There are many reasons to hesitate before writing a post on American gun control: other people’s tragedy should not be lightly used as the basis for spouting opinions, I am not American and I am not an expert on gun control. I make the following suggestion humbly, simply to see if anyone else thinks it has merit.
Quite apart from the core questions of whether it is guns that are to blame for tragedies like Newtown, and whether gun control would actually work (to which my answers to both are ‘to some extent, yes, and that’s enough’), the gun control debate is overlaid with a deeper political/cultural divide. Gun enthusiasts are much more likely than the general populace to be libertarians of one kind of another, sceptical of the state’s capacity to defend them and harbouring an instinctive suspicion of government and its motives.
As far as I can see, the debate in America seems to centre on the possibility of outlawing assault weapons and /or tightening the process of vetting. But regulation in either area imposed on a reluctant populace by a flat-footed state could easily fail or generate perverse outcomes.
New forms of lethal weapons which somehow circumvent the details of an assault ban will emerge leading the Government – just like on drugs policy in the UK – to keep changing the rules to catch up. And more stringent state regulation – if it is not easily to be circumvented - is not only expensive and cumbersome but is likely to throw up anomalous cases which discredit the process. Given the Americans' support for the robust self defence, one case of someone being shot in their home while waiting for their gun application to be processed could be enough to throw the tide of public opinion back towards the gun lobby.
In view of this my idea is to have a system of regulation based primarily not on the state but on other citizens.

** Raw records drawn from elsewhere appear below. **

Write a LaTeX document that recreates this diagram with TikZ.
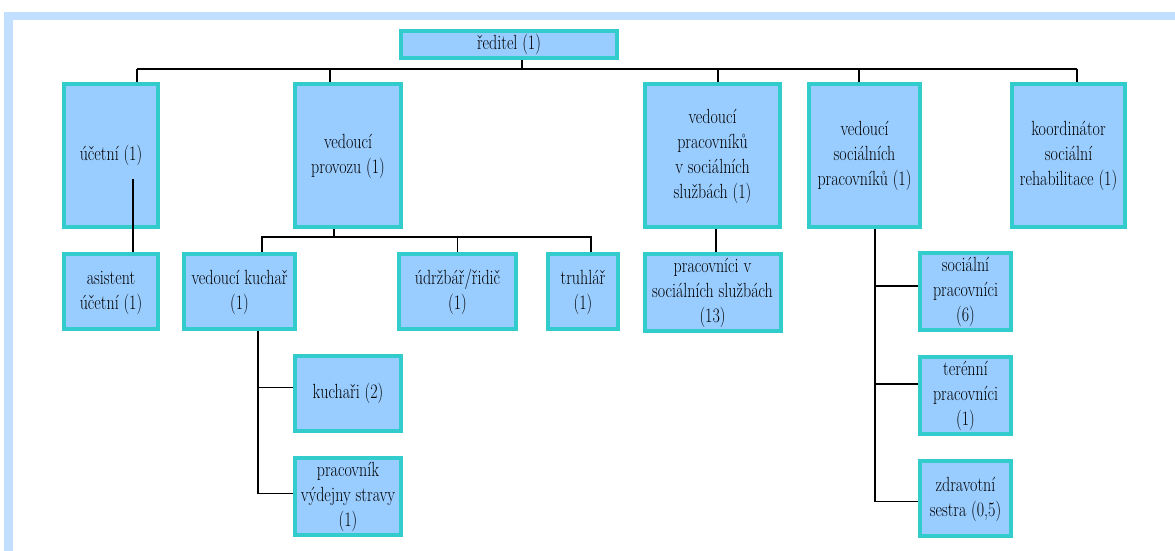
\documentclass[tikz,border=0pt]{standalone}
\usepackage{fontspec}
\usepackage{tikz}
\usetikzlibrary{positioning, calc}
\definecolor{boxfill}{HTML}{99CCFF}
\definecolor{boxline}{HTML}{33CCCC}
\definecolor{framecol}{HTML}{C2DFFF}
% uzky text (zuzeni pisma)
\newcommand{\lbl}[1]{\scalebox{0.78}[1]{\begin{tabular}{@{}c@{}}#1\end{tabular}}}
\tikzset{
  orgbox/.style={rectangle, draw=boxline, fill=boxfill, line width=4pt, inner sep=1pt, minimum height=75pt, font=\fontsize{20.5}{25}\selectfont},
  topbox/.style={orgbox, minimum height=143pt},
  link/.style={draw=black, line width=1.6pt},
  frame/.style={draw=framecol, line width=8.5pt}
}

\begin{document}
\begin{tikzpicture}[x=1pt, y=-1pt]
    \useasboundingbox (0,0) rectangle (1175,551);
    % --- ramecek ---
    \draw [frame] (8.5,551) -- (8.5,16) -- (1175,16);

    % --- Uzly ---
    \node (reditel) [orgbox, minimum width=216pt, minimum height=25pt] at (509,44.5) {\lbl{ředitel (1)}};
    \node (ucetni) [topbox, minimum width=94pt] at (111,155.5) {\lbl{účetní (1)}};
    \node (provozu) [topbox, minimum width=106pt] at (348,155.5) {\lbl{vedoucí\\ provozu (1)}};
    \node (pracovniku) [topbox, minimum width=135pt] at (712.5,155.5) {\lbl{vedoucí\\ pracovníků\\ v sociálních\\ službách (1)}};
    \node (vedsoc) [topbox, minimum width=111pt] at (864.5,155.5) {\lbl{vedoucí\\ sociálních\\ pracovníků (1)}};
    \node (koord) [topbox, minimum width=113pt] at (1068.5,155.5) {\lbl{koordinátor\\ sociální\\ rehabilitace (1)}};

    \node (asistent) [orgbox, minimum width=94pt, below=23pt of ucetni] {\lbl{asistent\\ účetní (1)}};
    \node (kuchar) [orgbox, minimum width=111pt] at (239.5,291.5) {\lbl{vedoucí kuchař\\ (1)}};
    \node (udrzbar) [orgbox, minimum width=117pt] at (457.5,291.5) {\lbl{údržbář/řidič\\ (1)}};
    \node (truhlar) [orgbox, minimum width=70pt] at (583,291.5) {\lbl{truhlář\\ (1)}};
    \node (pracovnici) [orgbox, minimum width=136pt, below=23pt of pracovniku] {\lbl{pracovníci v\\ sociálních službách\\ (13)}};
    \node (socprac) [orgbox, minimum width=91pt] at (965.5,291.5) {\lbl{sociální\\ pracovníci\\ (6)}};

    \node (kuchari) [orgbox, minimum width=106pt] at (348,393.5) {\lbl{kuchaři (2)}};
    \node (vydej) [orgbox, minimum width=106pt, below=23pt of kuchari] {\lbl{pracovník\\ výdejny stravy\\ (1)}};
    \node (teren) [orgbox, minimum width=91pt, below=23pt of socprac] {\lbl{terénní\\ pracovníci\\ (1)}};
    \node (zdrav) [orgbox, minimum width=91pt, below=23pt of teren] {\lbl{zdravotní\\ sestra (0,5)}};

    % --- Spojnice ---
    \coordinate (barL) at (137,69);
    \coordinate (barR) at (1077,69);
    \draw [link] (barL) -- (barR);
    \draw [link] ([xshift=13pt]reditel.south) -- ([xshift=13pt]reditel.south |- barL);
    \draw [link] (barL) -- (barL |- ucetni.north);
    \draw [link] ([xshift=-18pt]provozu.north) -- ([xshift=-18pt]provozu.north |- barL);
    \draw [link] ([xshift=5.5pt]pracovniku.north) -- ([xshift=5.5pt]pracovniku.north |- barL);
    \draw [link] ([xshift=-5.5pt]vedsoc.north) -- ([xshift=-5.5pt]vedsoc.north |- barL);
    \draw [link] (barR) -- (barR |- koord.north);

    \draw [link] ([xshift=22pt]asistent.north) -- ++(0,-73);

    \draw [link] ([xshift=-14pt]provozu.south) -- ++(0,8);
    \draw [link] ([xshift=22.5pt]kuchar.north) -- ++(0,-15) -| ([xshift=8pt]truhlar.north);
    \draw [link] (udrzbar.north) -- ++(0,-15);

    \draw [link] ([xshift=3.5pt]pracovnici.north) -- ([xshift=3.5pt]pracovnici.north |- pracovniku.south);

    \draw [link] ([xshift=18.5pt]kuchar.south) |- ([yshift=6pt]kuchari.west);
    \draw [link] ([xshift=18.5pt]kuchar.south) |- ([yshift=3pt]vydej.west);

    \draw [link] ([xshift=10.5pt]vedsoc.south) |- ([yshift=-3pt]zdrav.west);
    \draw [link] ([xshift=10.5pt]vedsoc.south) |- ([yshift=5.5pt]socprac.west);
    \draw [link] ([xshift=10.5pt]vedsoc.south) |- ([yshift=11.5pt]teren.west);
\end{tikzpicture}
\end{document}
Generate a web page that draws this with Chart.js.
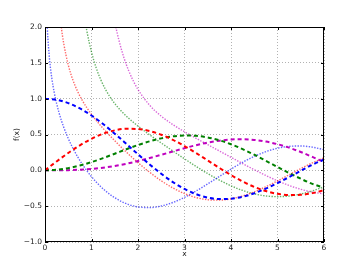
<!DOCTYPE html>
<html>
<head>
<meta charset="utf-8">
<script src="https://cdn.jsdelivr.net/npm/chart.js@4/dist/chart.umd.min.js"></script>
<style>
  html, body { margin: 0; padding: 0; background: #fff; }
  #wrap { width: 360px; height: 270px; }
</style>
</head>
<body>
<div id="wrap"><canvas id="chart" width="360" height="270"></canvas></div>
<script>
// sample positions for the dashed curves
const xs = [0, 0.25, 0.5, 0.75, 1, 1.25, 1.5, 1.75, 2, 2.25, 2.5, 2.75, 3,
            3.25, 3.5, 3.75, 4, 4.25, 4.5, 4.75, 5, 5.25, 5.5, 5.75, 6];
// sample positions for the dotted curves (denser near 0 where they are steep)
const xDot = [0.03, 0.05, 0.1, 0.15, 0.2, 0.25, 0.3, 0.35, 0.4, 0.5, 0.6, 0.7, 0.8, 0.9,
              1.0, 1.1, 1.2, 1.3, 1.4, 1.5, 1.6, 1.7, 1.8, 1.9, 2.0, 2.25, 2.5, 2.75, 3.0,
              3.25, 3.5, 3.75, 4.0, 4.25, 4.5, 4.75, 5.0, 5.25, 5.5, 5.75, 6.0];

// dashed curves
const j0 = [1.0, 0.9844, 0.9385, 0.8642, 0.7652, 0.6459, 0.5118, 0.3690, 0.2239, 0.0827,
            -0.0484, -0.1641, -0.2601, -0.3328, -0.3801, -0.4014, -0.3971, -0.3688, -0.3205,
            -0.2545, -0.1776, -0.0938, -0.0068, 0.0781, 0.1506];
const j1 = [0, 0.1240, 0.2423, 0.3492, 0.4401, 0.5106, 0.5579, 0.5802, 0.5767, 0.5484,
            0.4971, 0.4263, 0.3391, 0.2410, 0.1374, 0.0334, -0.0660, -0.1556, -0.2311,
            -0.2891, -0.3276, -0.3448, -0.3414, -0.3180, -0.2767];
const j2 = [0, 0.0078, 0.0306, 0.0671, 0.1149, 0.1711, 0.2321, 0.2942, 0.3528, 0.4047,
            0.4461, 0.4741, 0.4861, 0.4811, 0.4586, 0.4192, 0.3641, 0.2956, 0.2178,
            0.1328, 0.0466, -0.0376, -0.1173, -0.1887, -0.2429];
const j3 = [0, 0.0003, 0.0026, 0.0085, 0.0196, 0.0369, 0.0610, 0.0919, 0.1289, 0.1711,
            0.2166, 0.2633, 0.3091, 0.3511, 0.3868, 0.4137, 0.4302, 0.4338, 0.4247,
            0.4009, 0.3648, 0.3162, 0.2561, 0.1867, 0.1148];

// dotted curves
const d0 = [2.306, 1.979, 1.5342, 1.2708, 1.0811, 0.9316, 0.8073, 0.7003, 0.6060, 0.4445,
            0.3085, 0.1907, 0.0868, -0.0056, -0.0883, -0.1622, -0.2281, -0.2865, -0.3379,
            -0.3824, -0.4204, -0.4520, -0.4774, -0.4968, -0.5104, -0.5201, -0.4981, -0.4487,
            -0.3769, -0.2883, -0.1890, -0.0853, 0.0169, 0.1119, 0.1947, 0.2611, 0.3085,
            0.3347, 0.3395, 0.3233, 0.2882];
const d1 = [null, null, null, null, 3.3238, 2.706, 2.2931, 2.001, 1.7809, 1.4715,
            1.2604, 1.1032, 0.9781, 0.8731, 0.7812, 0.6981, 0.6211, 0.5485, 0.4791,
            0.4123, 0.3476, 0.2847, 0.2237, 0.1644, 0.1070, -0.0272, -0.1459, -0.2460,
            -0.3247, -0.3798, -0.4102, -0.4158, -0.3979, -0.3581, -0.3001, -0.2288, -0.1479,
            -0.0619, 0.0238, 0.1042, 0.1750];
const d2 = [null, null, null, null, null, null, null, null, null, 5.4415,
            3.8928, 2.9613, 2.3585, 1.9458, 1.6507, 1.4315, 1.2633, 1.1303, 1.0223,
            0.9321, 0.8549, 0.7869, 0.7260, 0.6699, 0.6174, 0.4959, 0.3814, 0.2698,
            0.1604, 0.0546, -0.0454, -0.1365, -0.2159, -0.2804, -0.3281, -0.3574, -0.3677,
            -0.3583, -0.3308, -0.2871, -0.2299];
const d3 = [null, null, null, null, null, null, null, null, null, null,
            null, null, null, null, null, null, 3.5899, 2.9293, 2.4418,
            2.0733, 1.7897, 1.5668, 1.3896, 1.2459, 1.1278, 0.9088, 0.7561, 0.6384,
            0.5386, 0.4470, 0.3583, 0.2702, 0.1820, 0.0942, 0.0085, -0.0722, -0.1463,
            -0.2111, -0.2644, -0.3039, -0.3283];

const colors = ['#0000ff', '#ff0000', '#008000', '#bf00bf'];
const dotColors = ['rgba(0,0,255,0.6)', 'rgba(255,0,0,0.6)', 'rgba(0,128,0,0.6)', 'rgba(191,0,191,0.6)'];

const xTicks = [0, 1, 2, 3, 4, 5, 6];
const yTicks = [-1.0, -0.5, 0.0, 0.5, 1.0, 1.5, 2.0];

const FONT = 'DejaVu Sans';

function pts(xv, yv) {
    return xv.map((x, i) => ({ x: x, y: yv[i] }));
}

const dashed = [j0, j1, j2, j3].map((s, i) => ({
    data: pts(xs, s),
    borderColor: colors[i],
    borderWidth: 2,
    borderDash: [4, 3],
    pointRadius: 0,
    cubicInterpolationMode: 'monotone',
    fill: false
}));

const dotted = [d0, d1, d2, d3].map((s, i) => ({
    data: pts(xDot, s),
    borderColor: dotColors[i],
    borderWidth: 1.4,
    borderDash: [1.4, 1.4],
    pointRadius: 0,
    cubicInterpolationMode: 'monotone',
    fill: false
}));

// frame and inward tick marks, drawn over the curves
const framePlugin = {
    id: 'frame',
    afterDatasetsDraw(chart) {
        const { ctx, chartArea: a, scales } = chart;
        ctx.save();
        ctx.strokeStyle = '#000';
        ctx.lineWidth = 1;
        ctx.setLineDash([]);
        ctx.beginPath();
        xTicks.forEach(v => {
            const px = Math.round(scales.x.getPixelForValue(v)) + 0.5;
            ctx.moveTo(px, a.bottom); ctx.lineTo(px, a.bottom - 3);
            ctx.moveTo(px, a.top); ctx.lineTo(px, a.top + 3);
        });
        yTicks.forEach(v => {
            const py = Math.round(scales.y.getPixelForValue(v)) + 0.5;
            ctx.moveTo(a.left, py); ctx.lineTo(a.left + 3, py);
            ctx.moveTo(a.right, py); ctx.lineTo(a.right - 3, py);
        });
        ctx.stroke();
        ctx.strokeRect(Math.round(a.left) + 0.5, Math.round(a.top) + 0.5,
                       Math.round(a.right - a.left) - 1, Math.round(a.bottom - a.top) - 1);
        ctx.restore();
    }
};

new Chart(document.getElementById('chart'), {
    type: 'line',
    data: { datasets: [...dashed, ...dotted] },
    options: {
        responsive: false,
        animation: false,
        devicePixelRatio: 1,
        layout: { padding: { top: 27, right: 36, left: 0, bottom: 0 } },
        plugins: { legend: { display: false }, tooltip: { enabled: false } },
        scales: {
            x: {
                type: 'linear',
                min: 0, max: 6,
                afterBuildTicks: s => { s.ticks = xTicks.map(v => ({ value: v })); },
                afterFit: s => { s.height = 28; },
                grid: { color: 'rgba(0,0,0,0.3)', lineWidth: 1, drawTicks: false },
                border: { display: false, dash: [1, 2] },
                ticks: {
                    padding: 2, color: '#222', maxRotation: 0,
                    font: { family: FONT, size: 7.5 },
                    callback: v => String(v)
                },
                title: {
                    display: true, text: 'x', color: '#222',
                    font: { family: FONT, size: 7.5 },
                    padding: { top: 11, bottom: 11 }
                }
            },
            y: {
                type: 'linear',
                min: -1, max: 2,
                afterBuildTicks: s => { s.ticks = yTicks.map(v => ({ value: v })); },
                afterFit: s => { s.width = 45; },
                grid: { color: 'rgba(0,0,0,0.3)', lineWidth: 1, drawTicks: false },
                border: { display: false, dash: [1, 2] },
                ticks: {
                    padding: 3, color: '#222',
                    font: { family: FONT, size: 7.5 },
                    callback: v => v.toFixed(1).replace('-', '\u2212')
                },
                title: {
                    display: true, text: 'f(x)', color: '#222',
                    font: { family: FONT, size: 7.5 },
                    padding: { top: 13, bottom: 13 }
                }
            }
        }
    },
    plugins: [framePlugin]
});
</script>
</body>
</html>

In essence, the new system would require anyone owning or purchasing a gun to provide references from three other citizens, at least one of whom should not be a gun owner themselves. The referees would in turn be required to sign on the basis that they were satisfied that certain limited but essential conditions had been met by the person they were endorsing: namely, that the person is of sound mind, they have the gun for genuine reasons of security or sport and that the person has measures in place to ensure that no unauthorised person is able to access the gun.
Critical to the system is that the referees, by signing, accept liability in the form of being subject to charges of negligence or of assisting in an offence if the gun holder they endorse uses the gun to break the law, and if it is subsequently shown that the referees had good reason for suspecting or knowing that there was a risk of the gun holder using the gun illegally.
The point of this system is that it puts the onus on the gun holder not to convince the state but to convince their fellow citizens. If they are unable to do this the fault lies with them and their friends and associates not with the state.
It might be that initially such a system would be abused, with people (particularly, gun shop owners) setting themselves up as professional paid referees. One way to avoid this would be to set a maximum of, say, five on the number of people any one person could endorse, but anyway if the referees do the job of checking, that’s fine and if they don’t sooner or later one of them will find themselves facing public opprobrium and a prison sentence or heavy fine for culpability in a gun owner’s misdemeanour.
Of course, such a system would make it harder for friendless loners to get guns but this is surely a plus point!